Cyan comments on Outside the Laboratory - Less Wrong
You are viewing a comment permalink. View the original post to see all comments and the full post content.
You are viewing a comment permalink. View the original post to see all comments and the full post content.
Comments (336)
I'm sorry, that seems just wrong. The statistics work if there's an unbiased process that determines which events you observe. If Alice conducts trails until 3 successes were achieved, that's a biased process that's sure to ensure that the data ends with a least one success.
Surely you accept that if Alice conducts 100 trials and only gives you the successes, you'll get the wrong result no matter the statistical procedure used, so you can't say that biased data collection is irrelevant. You have to either claim that continuing until 3 successes were achieved is an unbiased process, or retreat from the claim that that procedure for collecting the data does not influence the correct interpretation of the results.

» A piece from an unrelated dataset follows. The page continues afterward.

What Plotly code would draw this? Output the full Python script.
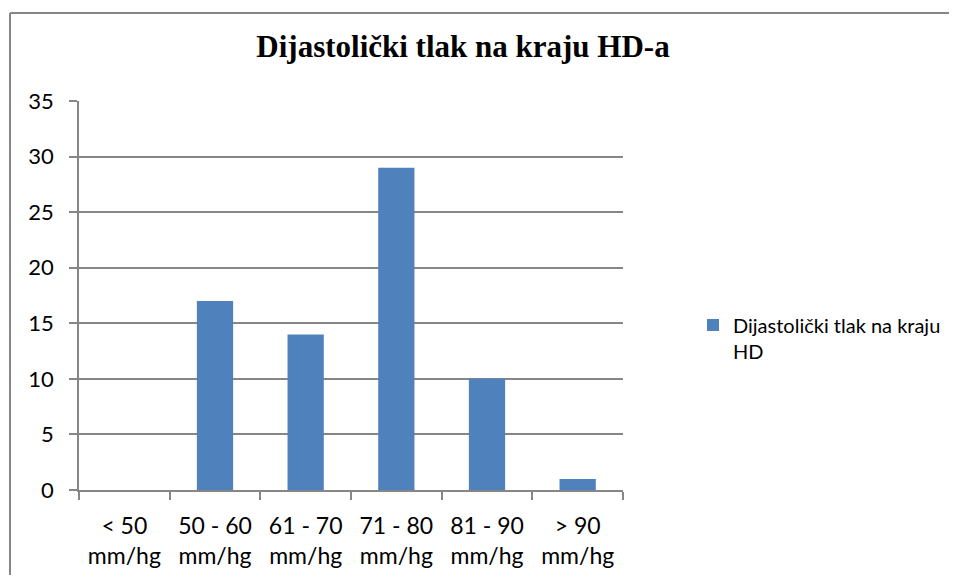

If Alice decides to conduct 12 trials, then the sampling distribution of the data is the binomial distribution. If Alice decides to sample until 3 successes are achieved, then the sampling distribution of the data is the negative binomial distribution. These two distributions are proportional when considered as functions of the parameter p (i.e., as likelihood functions). So in this specific case, from a Bayesian point of view the sampling mechanism does not influence the conclusions. (This is in contradistinction to inference based on p-values.)
In general, you are correct to say that biased data collection is not irrelevant; this idea is given a complete treatment in Chapter 6 (or 7, I forget which) of Gelman et al.'s Bayesian Data Analyses, 2nd ed.